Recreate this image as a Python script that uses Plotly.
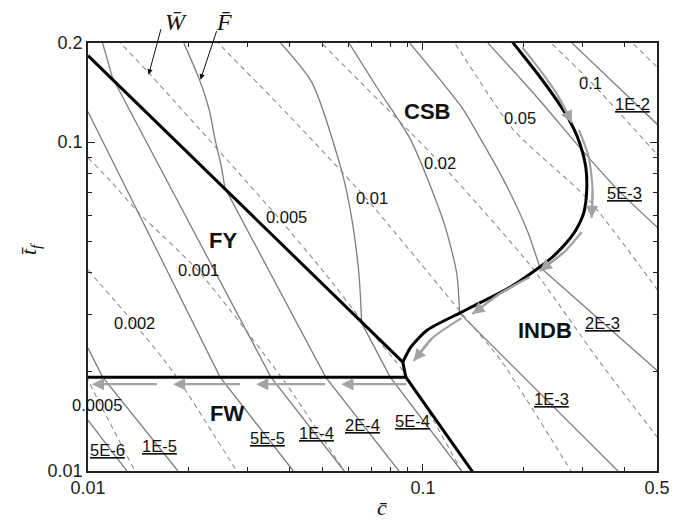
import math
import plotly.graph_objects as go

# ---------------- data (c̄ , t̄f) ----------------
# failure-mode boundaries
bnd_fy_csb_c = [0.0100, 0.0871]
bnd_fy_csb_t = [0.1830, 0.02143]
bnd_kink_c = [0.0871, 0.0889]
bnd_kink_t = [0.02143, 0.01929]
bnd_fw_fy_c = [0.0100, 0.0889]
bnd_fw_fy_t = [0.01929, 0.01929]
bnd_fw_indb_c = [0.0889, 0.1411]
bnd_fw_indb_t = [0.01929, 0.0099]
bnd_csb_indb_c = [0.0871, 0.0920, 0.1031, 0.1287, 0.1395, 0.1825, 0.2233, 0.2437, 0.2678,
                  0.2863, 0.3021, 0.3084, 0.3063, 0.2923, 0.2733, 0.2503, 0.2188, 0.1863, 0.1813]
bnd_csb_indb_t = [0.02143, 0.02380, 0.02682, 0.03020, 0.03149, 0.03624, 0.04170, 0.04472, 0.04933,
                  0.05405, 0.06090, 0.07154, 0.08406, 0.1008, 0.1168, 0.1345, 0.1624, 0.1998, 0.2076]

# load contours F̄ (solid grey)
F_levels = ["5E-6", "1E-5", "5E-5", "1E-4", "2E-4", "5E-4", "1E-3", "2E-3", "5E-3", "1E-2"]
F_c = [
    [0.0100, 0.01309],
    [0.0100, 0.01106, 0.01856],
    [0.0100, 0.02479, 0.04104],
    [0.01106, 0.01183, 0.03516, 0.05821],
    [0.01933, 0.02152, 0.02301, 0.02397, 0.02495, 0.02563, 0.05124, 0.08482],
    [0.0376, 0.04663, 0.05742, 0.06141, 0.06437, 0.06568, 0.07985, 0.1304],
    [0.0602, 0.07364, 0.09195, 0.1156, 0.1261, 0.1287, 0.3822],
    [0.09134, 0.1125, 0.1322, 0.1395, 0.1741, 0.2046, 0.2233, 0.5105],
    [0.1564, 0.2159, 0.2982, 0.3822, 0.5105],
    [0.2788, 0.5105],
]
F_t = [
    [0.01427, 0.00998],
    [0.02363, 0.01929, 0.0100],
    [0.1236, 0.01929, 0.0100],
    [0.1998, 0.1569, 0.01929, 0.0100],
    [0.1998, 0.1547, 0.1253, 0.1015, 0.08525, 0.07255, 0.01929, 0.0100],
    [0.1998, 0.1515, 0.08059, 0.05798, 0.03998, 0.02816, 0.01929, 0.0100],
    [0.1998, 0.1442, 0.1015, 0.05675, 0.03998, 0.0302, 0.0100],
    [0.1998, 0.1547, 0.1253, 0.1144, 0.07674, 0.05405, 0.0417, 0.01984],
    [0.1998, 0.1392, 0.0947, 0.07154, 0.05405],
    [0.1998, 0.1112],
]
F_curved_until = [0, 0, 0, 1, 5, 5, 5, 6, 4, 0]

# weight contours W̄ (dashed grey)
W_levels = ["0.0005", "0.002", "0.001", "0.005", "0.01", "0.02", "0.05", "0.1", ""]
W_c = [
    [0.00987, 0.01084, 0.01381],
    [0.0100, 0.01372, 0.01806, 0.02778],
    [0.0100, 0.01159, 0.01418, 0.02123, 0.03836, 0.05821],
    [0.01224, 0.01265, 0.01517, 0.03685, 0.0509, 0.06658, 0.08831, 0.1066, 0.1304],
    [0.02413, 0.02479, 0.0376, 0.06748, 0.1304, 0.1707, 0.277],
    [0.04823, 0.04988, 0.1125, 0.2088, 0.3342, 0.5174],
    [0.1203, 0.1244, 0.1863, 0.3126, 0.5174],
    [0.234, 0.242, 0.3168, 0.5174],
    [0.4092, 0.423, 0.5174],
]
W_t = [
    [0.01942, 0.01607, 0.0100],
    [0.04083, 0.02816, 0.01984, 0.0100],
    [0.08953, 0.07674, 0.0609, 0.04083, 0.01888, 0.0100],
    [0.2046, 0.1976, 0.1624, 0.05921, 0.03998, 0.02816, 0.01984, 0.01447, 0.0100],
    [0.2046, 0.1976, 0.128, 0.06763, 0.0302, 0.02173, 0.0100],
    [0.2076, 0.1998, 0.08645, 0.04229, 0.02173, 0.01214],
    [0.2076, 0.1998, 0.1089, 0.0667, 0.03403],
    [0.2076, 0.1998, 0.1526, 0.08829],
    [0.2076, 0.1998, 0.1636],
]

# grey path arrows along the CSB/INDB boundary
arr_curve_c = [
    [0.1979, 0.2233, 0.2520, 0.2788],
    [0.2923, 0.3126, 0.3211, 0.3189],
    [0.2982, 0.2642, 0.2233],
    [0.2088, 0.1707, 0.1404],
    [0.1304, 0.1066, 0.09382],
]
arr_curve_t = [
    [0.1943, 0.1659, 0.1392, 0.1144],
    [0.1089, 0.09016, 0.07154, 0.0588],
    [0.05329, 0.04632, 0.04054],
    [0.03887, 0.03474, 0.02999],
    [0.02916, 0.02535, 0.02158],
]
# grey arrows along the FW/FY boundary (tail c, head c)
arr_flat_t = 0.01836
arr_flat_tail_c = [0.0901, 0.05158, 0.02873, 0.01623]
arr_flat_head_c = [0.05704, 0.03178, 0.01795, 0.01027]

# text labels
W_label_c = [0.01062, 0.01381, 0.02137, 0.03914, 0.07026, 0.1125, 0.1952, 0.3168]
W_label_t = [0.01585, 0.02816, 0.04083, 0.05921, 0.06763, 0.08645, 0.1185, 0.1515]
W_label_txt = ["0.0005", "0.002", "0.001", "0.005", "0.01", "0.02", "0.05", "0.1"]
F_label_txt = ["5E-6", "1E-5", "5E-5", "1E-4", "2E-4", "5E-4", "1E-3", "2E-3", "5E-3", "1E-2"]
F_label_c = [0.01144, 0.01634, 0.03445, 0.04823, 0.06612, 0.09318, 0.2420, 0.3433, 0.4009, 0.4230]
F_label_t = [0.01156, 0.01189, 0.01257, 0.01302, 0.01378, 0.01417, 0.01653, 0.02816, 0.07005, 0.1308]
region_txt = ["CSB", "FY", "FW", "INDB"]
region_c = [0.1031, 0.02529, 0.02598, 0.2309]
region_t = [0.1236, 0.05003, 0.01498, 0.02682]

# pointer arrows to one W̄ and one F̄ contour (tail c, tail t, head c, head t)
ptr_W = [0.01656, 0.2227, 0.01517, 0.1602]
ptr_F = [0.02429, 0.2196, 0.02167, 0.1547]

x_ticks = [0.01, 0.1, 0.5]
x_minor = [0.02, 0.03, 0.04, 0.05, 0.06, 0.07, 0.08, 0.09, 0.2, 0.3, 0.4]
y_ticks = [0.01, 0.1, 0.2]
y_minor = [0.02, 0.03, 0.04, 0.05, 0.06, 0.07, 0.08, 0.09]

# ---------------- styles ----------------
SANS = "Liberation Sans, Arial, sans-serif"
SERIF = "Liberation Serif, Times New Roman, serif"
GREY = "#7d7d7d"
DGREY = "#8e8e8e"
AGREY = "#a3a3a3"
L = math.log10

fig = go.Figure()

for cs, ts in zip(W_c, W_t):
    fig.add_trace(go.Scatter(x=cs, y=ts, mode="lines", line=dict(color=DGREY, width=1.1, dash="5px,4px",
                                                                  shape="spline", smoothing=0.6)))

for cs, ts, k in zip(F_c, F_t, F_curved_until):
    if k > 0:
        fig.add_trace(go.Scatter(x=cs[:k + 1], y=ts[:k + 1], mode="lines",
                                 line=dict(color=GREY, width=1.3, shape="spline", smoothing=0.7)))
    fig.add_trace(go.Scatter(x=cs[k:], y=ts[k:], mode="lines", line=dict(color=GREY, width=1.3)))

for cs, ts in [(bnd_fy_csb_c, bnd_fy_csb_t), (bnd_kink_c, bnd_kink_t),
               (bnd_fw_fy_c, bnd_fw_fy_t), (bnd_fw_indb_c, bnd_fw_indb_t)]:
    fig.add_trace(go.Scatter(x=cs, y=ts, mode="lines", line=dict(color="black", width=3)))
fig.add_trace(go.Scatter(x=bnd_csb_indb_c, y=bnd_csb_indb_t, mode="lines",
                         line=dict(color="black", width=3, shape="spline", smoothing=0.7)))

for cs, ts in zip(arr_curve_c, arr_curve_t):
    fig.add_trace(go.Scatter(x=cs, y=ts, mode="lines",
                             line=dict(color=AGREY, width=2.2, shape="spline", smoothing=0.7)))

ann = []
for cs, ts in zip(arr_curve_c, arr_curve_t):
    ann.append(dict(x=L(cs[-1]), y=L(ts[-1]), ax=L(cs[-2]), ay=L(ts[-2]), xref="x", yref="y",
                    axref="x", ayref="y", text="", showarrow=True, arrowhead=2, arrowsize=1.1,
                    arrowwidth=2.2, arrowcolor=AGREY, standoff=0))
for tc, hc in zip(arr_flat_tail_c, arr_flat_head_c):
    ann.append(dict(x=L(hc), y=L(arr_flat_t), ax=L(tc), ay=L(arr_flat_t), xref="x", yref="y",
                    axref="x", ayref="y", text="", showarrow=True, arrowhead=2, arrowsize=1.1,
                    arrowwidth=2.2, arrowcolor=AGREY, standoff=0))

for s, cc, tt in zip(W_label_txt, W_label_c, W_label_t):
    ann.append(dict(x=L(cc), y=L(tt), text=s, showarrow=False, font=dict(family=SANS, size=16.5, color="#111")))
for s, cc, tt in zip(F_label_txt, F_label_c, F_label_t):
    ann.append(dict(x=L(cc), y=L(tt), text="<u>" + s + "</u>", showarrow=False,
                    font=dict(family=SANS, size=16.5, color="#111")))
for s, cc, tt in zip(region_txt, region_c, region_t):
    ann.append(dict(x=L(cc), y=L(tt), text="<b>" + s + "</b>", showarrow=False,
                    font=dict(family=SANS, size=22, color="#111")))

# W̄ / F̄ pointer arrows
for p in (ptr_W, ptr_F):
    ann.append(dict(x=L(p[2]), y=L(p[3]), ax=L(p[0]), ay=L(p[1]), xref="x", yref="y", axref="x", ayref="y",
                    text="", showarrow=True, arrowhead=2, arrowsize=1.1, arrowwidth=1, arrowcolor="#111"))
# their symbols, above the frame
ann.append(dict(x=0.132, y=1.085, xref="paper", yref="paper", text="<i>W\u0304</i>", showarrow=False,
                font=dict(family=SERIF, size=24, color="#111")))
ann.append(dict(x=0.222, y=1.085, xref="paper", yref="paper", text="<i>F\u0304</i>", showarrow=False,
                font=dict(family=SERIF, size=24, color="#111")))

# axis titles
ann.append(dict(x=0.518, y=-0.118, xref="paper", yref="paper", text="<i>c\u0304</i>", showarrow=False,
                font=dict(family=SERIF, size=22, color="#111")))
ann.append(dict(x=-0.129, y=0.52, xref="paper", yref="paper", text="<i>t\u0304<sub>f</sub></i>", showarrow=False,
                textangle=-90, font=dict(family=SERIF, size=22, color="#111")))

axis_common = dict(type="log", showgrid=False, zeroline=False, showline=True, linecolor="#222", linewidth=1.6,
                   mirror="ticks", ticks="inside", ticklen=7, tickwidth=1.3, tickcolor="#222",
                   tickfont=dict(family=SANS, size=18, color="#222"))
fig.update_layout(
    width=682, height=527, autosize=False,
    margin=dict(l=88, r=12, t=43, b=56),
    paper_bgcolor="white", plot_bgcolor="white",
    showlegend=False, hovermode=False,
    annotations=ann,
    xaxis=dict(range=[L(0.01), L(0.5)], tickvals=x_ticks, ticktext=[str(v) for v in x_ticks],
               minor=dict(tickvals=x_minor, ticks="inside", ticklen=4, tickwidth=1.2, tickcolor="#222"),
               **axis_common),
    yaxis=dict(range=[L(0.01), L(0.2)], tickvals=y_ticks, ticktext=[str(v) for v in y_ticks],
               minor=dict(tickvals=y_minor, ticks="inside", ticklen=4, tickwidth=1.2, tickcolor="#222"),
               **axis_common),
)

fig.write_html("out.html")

- Written task
Skip the pictures and restate exactly the lines from the beginning of the listing to the line with "0.1624, 0.1998, 0.2076]", that line included.

- Result for this exercise
Recreate this image as a Python script that uses Plotly.
import math
import plotly.graph_objects as go

# ---------------- data (c̄ , t̄f) ----------------
# failure-mode boundaries
bnd_fy_csb_c = [0.0100, 0.0871]
bnd_fy_csb_t = [0.1830, 0.02143]
bnd_kink_c = [0.0871, 0.0889]
bnd_kink_t = [0.02143, 0.01929]
bnd_fw_fy_c = [0.0100, 0.0889]
bnd_fw_fy_t = [0.01929, 0.01929]
bnd_fw_indb_c = [0.0889, 0.1411]
bnd_fw_indb_t = [0.01929, 0.0099]
bnd_csb_indb_c = [0.0871, 0.0920, 0.1031, 0.1287, 0.1395, 0.1825, 0.2233, 0.2437, 0.2678,
                  0.2863, 0.3021, 0.3084, 0.3063, 0.2923, 0.2733, 0.2503, 0.2188, 0.1863, 0.1813]
bnd_csb_indb_t = [0.02143, 0.02380, 0.02682, 0.03020, 0.03149, 0.03624, 0.04170, 0.04472, 0.04933,
                  0.05405, 0.06090, 0.07154, 0.08406, 0.1008, 0.1168, 0.1345, 0.1624, 0.1998, 0.2076]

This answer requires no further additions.